Les migrants et la fontaine de Calais
16 novembre 2011 - L’Humanité - La chronique cinéma d’Emile Breton
Qu’ils reposent en révolte, de Sylvain George. France, noir et blanc, 2010, 2 h 33.
D’abord la fontaine. C’est une borne-fontaine urbaine, modèle courant. On la découvre dans le premier quart d’heure du film, au bord d’un canal où des jeunes
gens se baignent. Ils se savonnent, se rincent avec
une bouteille en plastique remplie à son bec. Ils rient
à s’éclabousser. Des vacances ? C’est à croire. Un beau matin de paix, pour des garçons joyeux, et le beffroi, loin derrière le canal, a l’air exotique dans ce Sud retrouvé. On la retrouve, la fontaine, près de deux heures
plus tard dans le film. La nuit est tombée, elle coule
pour rien. Pour personne. De l’autre côté du canal
passe un car de police, avertisseur hurlant. Désolation
d’une nuit qu’on sait froide. Entre ces deux plans,
du jour à la nuit, on en aura beaucoup appris sur
les jeunes baigneurs du canal ou les autres migrants
qui vivent à Calais, dans
la « jungle » de Sangatte, dans l’espoir d’un passage en Grande-Bretagne.
On les aura vus se cacher des patrouilles de police, sinistre jeu de gendarmes et de voleurs dans un parc fait pour les joies du dimanche. Ils ont fait rougir sur la braise des boulons, pour effacer leurs empreintes digitales, chairs brûlées, stries purulentes, doigts rendus monstrueux par cette automutilation qui devrait
les faire échapper aux fichiers tenus à jour. D’autres ont raconté leur vie jusqu’ici, l’Afrique, les déserts traversés, la Méditerranée, ils ont montré les photos d’amis morts en chemin. L’un d’eux a dit, parce qu’il n’est pas
arrivé à se glisser au-dessus des essieux d’un camion pour la Grande-Bretagne : « Et après tout ça, c’est ici que je vais mourir. » Il recommencera demain à guetter le bon camion. Malgré les chiens du port, les rondes de police. En mer passe un ferry-boat, tous ponts allumés.

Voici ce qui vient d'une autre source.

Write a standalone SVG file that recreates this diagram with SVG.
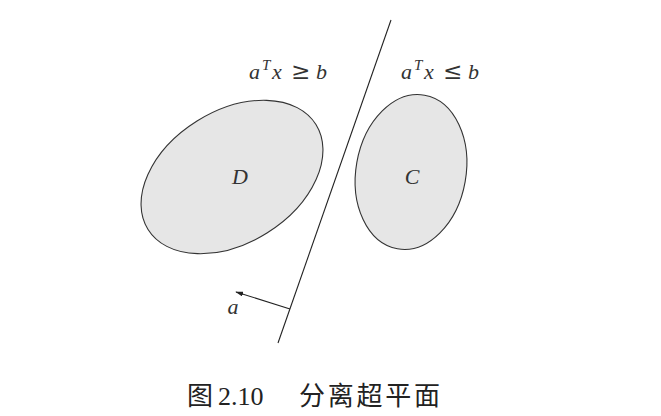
<svg xmlns="http://www.w3.org/2000/svg" width="661" height="416" viewBox="0 0 661 416">
<style>
.set{fill:#e6e6e6;stroke:#333;stroke-width:1.1}
.ln{stroke:#222;stroke-width:1.1;fill:none}
.m{font-family:"Liberation Serif","DejaVu Serif",serif;font-style:italic;font-size:22px;fill:#333}
.sup{font-size:15px}
.op{font-style:normal;font-family:"DejaVu Serif","Liberation Serif",serif;font-size:23px}
.cap{font-family:"Liberation Serif","Noto Sans CJK SC",serif;font-size:26px;fill:#222}
</style>
<defs>
<marker id="ah" viewBox="0 0 10 6" refX="9" refY="3" markerWidth="8" markerHeight="5" orient="auto" markerUnits="userSpaceOnUse">
<path d="M0,0 L10,3 L0,6 Z" fill="#222"/>
</marker>
</defs>
<g id="D">
<ellipse class="set" cx="232" cy="177" rx="99" ry="66" transform="rotate(-32 232 177)"/>
<text class="m" x="240" y="184" text-anchor="middle">D</text>
</g>
<g id="C">
<ellipse class="set" cx="411" cy="172" rx="55" ry="78" transform="rotate(10 411 172)"/>
<text class="m" x="412" y="184" text-anchor="middle">C</text>
</g>
<g id="connectors">
<line class="ln" x1="391" y1="20" x2="278" y2="343"/>
<line class="ln" x1="290" y1="309" x2="236" y2="292" marker-end="url(#ah)"/>
</g>
<g id="labels">
<text class="m" y="79"><tspan x="249">a</tspan><tspan class="sup" x="262" y="70">T</tspan><tspan x="272" y="79">x</tspan><tspan class="op" x="291">≥</tspan><tspan x="316">b</tspan></text>
<text class="m" y="79"><tspan x="401">a</tspan><tspan class="sup" x="414" y="70">T</tspan><tspan x="424" y="79">x</tspan><tspan class="op" x="443">≤</tspan><tspan x="468">b</tspan></text>
<text class="m" x="233" y="314" text-anchor="middle">a</text>
</g>
<text class="cap" y="405"><tspan x="187">图</tspan><tspan x="218">2.10</tspan><tspan x="299" textLength="141" lengthAdjust="spacing">分离超平面</tspan></text>
</svg>
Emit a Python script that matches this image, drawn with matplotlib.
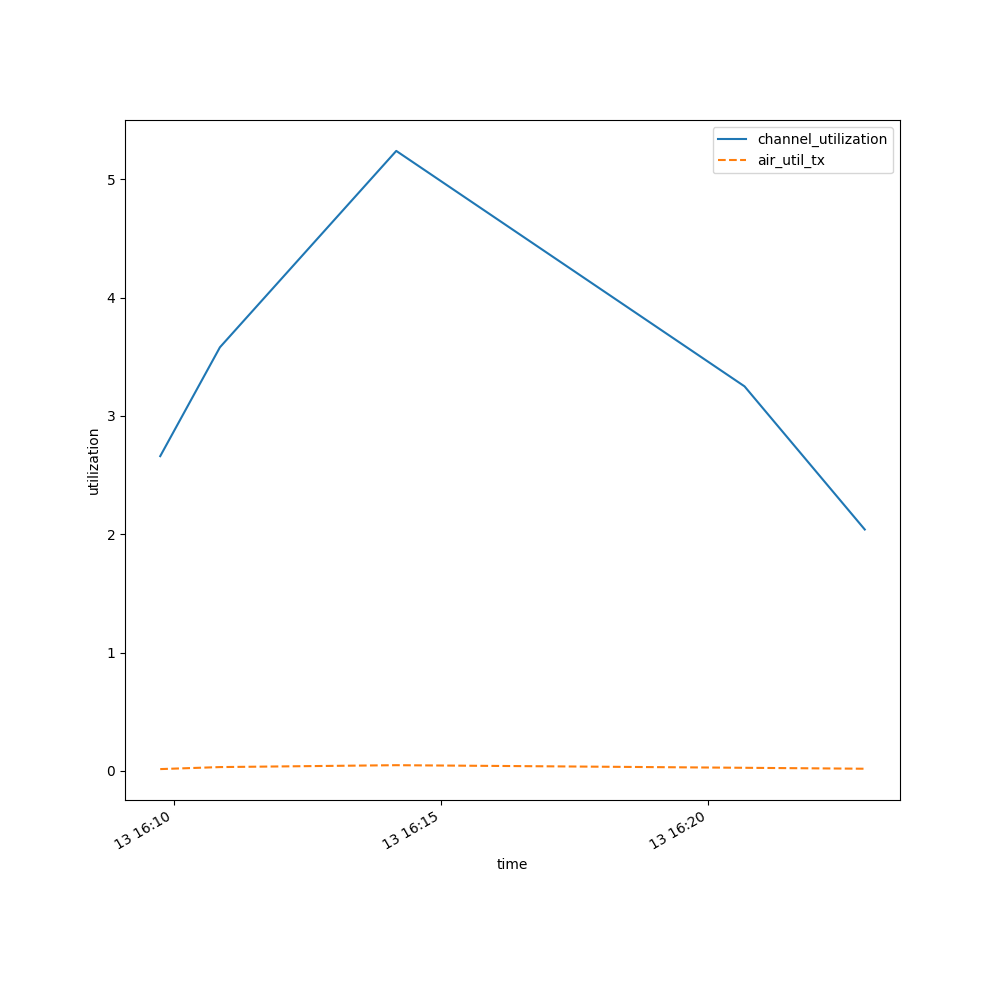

« E la nave va ». Ce rêve de lumière n’est pas pour eux,
traqués dans l’ombre.
Tout cela on l’a vu, en deux heures trente de film,
et le saccage, ministre à la parade, de leur jungle, étrange camp de tentes et bidonvilles où même
une mosquée de carton avait trouvé sa place.
La sauvagerie de cette expulsion, les bulldozers s’acharnant sur les pauvres restes de ce qui fut
lieu de vie. Et l’on a vu, surtout, la fierté de ces hommes, cinq Érythréens chantant la Vierge Marie dans l’exode au désert. Et il est bien évident que ce chant, c’est eux qui l’ont mis en scène pour la caméra. Ils concluent
à l’adresse de celui qui les filmait : « Merci, maintenant nous sommes prêts à tout perdre. » Et ce n’est pas,
loin de là, le seul exemple de partage de l’image,
tant ces hommes rencontrés, jeunes pour la plupart, ont tenu à diriger le portrait qu’ils voulaient laisser d’eux. Ainsi, tout autant qu’eux, le film refuse, repousse la compassion. C’est eux, les héros de ce temps d’abjection, pas le ministre chafouin, épaules rondes, teint blême d’un petit matin qu’on ne peut croire
de conscience inquiète, qui vient parler de dignité
devant les caméras.
Alors, tout cela bien clair, bien entendu, pourquoi avoir parlé d’abord de cette fontaine qui, témoin
de baignades un matin de printemps, finit un soir d’hiver, à Calais, par n’être plus qu’une triste borne abandonnée ? Peut-être parce que c’est elle qui dit que, au-delà de la dénonciation de l’insupportable, Qu’ils reposent en révolte est un film, qui vit, qui respire
à son rythme tout en laissant au spectateur liberté
de le prolonger, de se projeter vers un monde
où les fontaines couleraient pour tous. Ou peut-être parce qu’on a aimé que, d’entrée, ce bonheur de baignade
ait su s’affirmer contre tous les clichés en la matière.